L’écologie n’est pas un luxe, le souci des petits oiseaux… c’est la gestion globale du monde vivant dont nous faisons partie. Difficile à admettre. Mais nous allons y être aidés par la nature elle-même qui va prendre des décisions pour nous. Elles seront sans appel. Elles seront dramatiques. Le réchauffement climatique, l’effondrement des nappes phréatiques, l’avancée des déserts… ne sont pas des données négociables. Ce n’est pas la planète qui est en danger. C’est l’animal humain qui s’agite à la surface qui se suicide.
Politique écologique
La politique écologique de la recherche scientifique n’est pas orientée vers la production de puissance militaire, vers la suprématie du marché économique… mais vers l’étude raffinée de tous les systèmes vivants et de leur protection.
La politique écologique n’a pas pour objectif prioritaire d’exporter davantage que le voisin et n’importe quoi : des armes, des automobiles, des techniques agricoles inadaptés vers le tiers-monde… mais le développement d’une bioéconomie adaptée aux ressources minérales et aux besoins du pays.
La politique écologique démographique ne consiste pas à saturer le territoire pour décourager le voisin d’y venir… mais à le peupler intelligemment en répartissant la population, en vidant progressivement les conurbations et en repeuplant les campagnes.
La politique écologique agricole ne consiste pas à produire à grands frais énormément de produits standardisés sur des sols banalisés, saturés d’engrais chimique… mais à promouvoir une agriculture scientifique, c’est-à-dire finement adaptée au biotope et aux hommes.
La politique écologique sociale ne consiste pas à prétendre sauvegarder à n’importe quel prix le plein-emploi, à faire courir le prolétariat derrière la carotte de l’augmentation de salaires… mais à donner à chacun la possibilité de savoir quels sont les problèmes auxquels la collectivité est confrontée et de prendre personnellement ses responsabilités pour qu’ils soient résolus.

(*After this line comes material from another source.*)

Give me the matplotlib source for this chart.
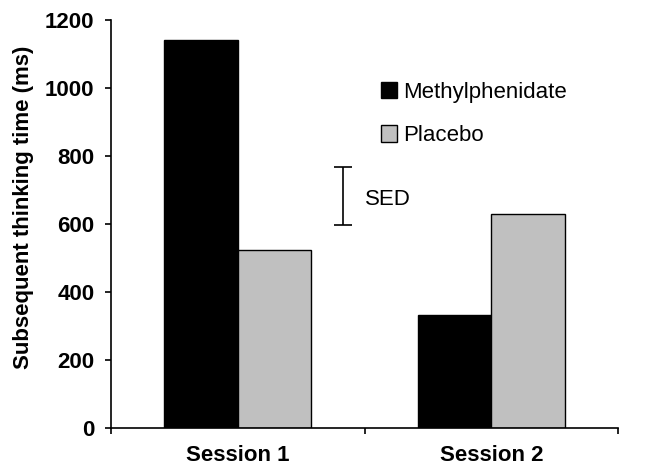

L’écologie, c’est la politique de gestion de la biosphère prioritaire à toute autre décision politique, économique ou sociale.
Religion
L’ouvrage philosophique qui sert de référence aux temps modernes, dans lequel on célèbre la religion du plus vite, plus grand, plus gros, plus riche, plus n’importe quoi… s’intitule le Livre Guiness des records.
Supposons que Dieu ait décidé de se reposer le sixième jour, ait oublié de nous créer. A vue de galaxie on peut dire que ça ne changerait rien. Le printemps n’attendrait pas les météorologues pour se présenter, et les grenouilles jouiraient aussi bien du clair de lune sans l’éclairage urbain. Pensons que la vie est tout, et l’homme est le reste.
Terrorisme
Si nous brûlons le pétrole du Proche-Orient dans nos voitures, si nous nous éclairons à l’énergie nucléaire, si nous achetons notre nourriture au supermarché, si nous passons des heures sur Internet… alors, nous appartenons à la civilisation des tours. Alors nous sommes des cibles pour ceux qui ont été chassé de leurs terres par les monocultures, par la construction de grands barrages, par la déforestation… pour tous ceux qui ont été chassés de leurs traditions, de leurs cultures, de leur civilisation.
Urbanisation
Lorsqu’une ville juge nécessaire de s’équiper d’un métro, c’est qu’elle est devenue trop grande. Les habitants ne réussissent plus à se croiser en surface. On les enterre. Paradoxe apparent : c’est dans le métro que l’on trouve le plus grand nombre de publicités pour l’espace, les produits naturels, l’air, le soleil, le confort, la paresse, l’eau pure, et le sexe.
La prolifération humaine dans les magmas urbains, que l’on persiste à appeler des villes, ne semble pas une réussite du bien vivre. Sauf pour d’infimes minorités. Ce sont plutôt des amas de larves affamées qui formeront les milliards dont on peut dire avec certitude qu’ils n’accéderont jamais à la qualité d’hommes, ni même de sujets de la société de consommation. Ce sont les déchets de la religion nataliste.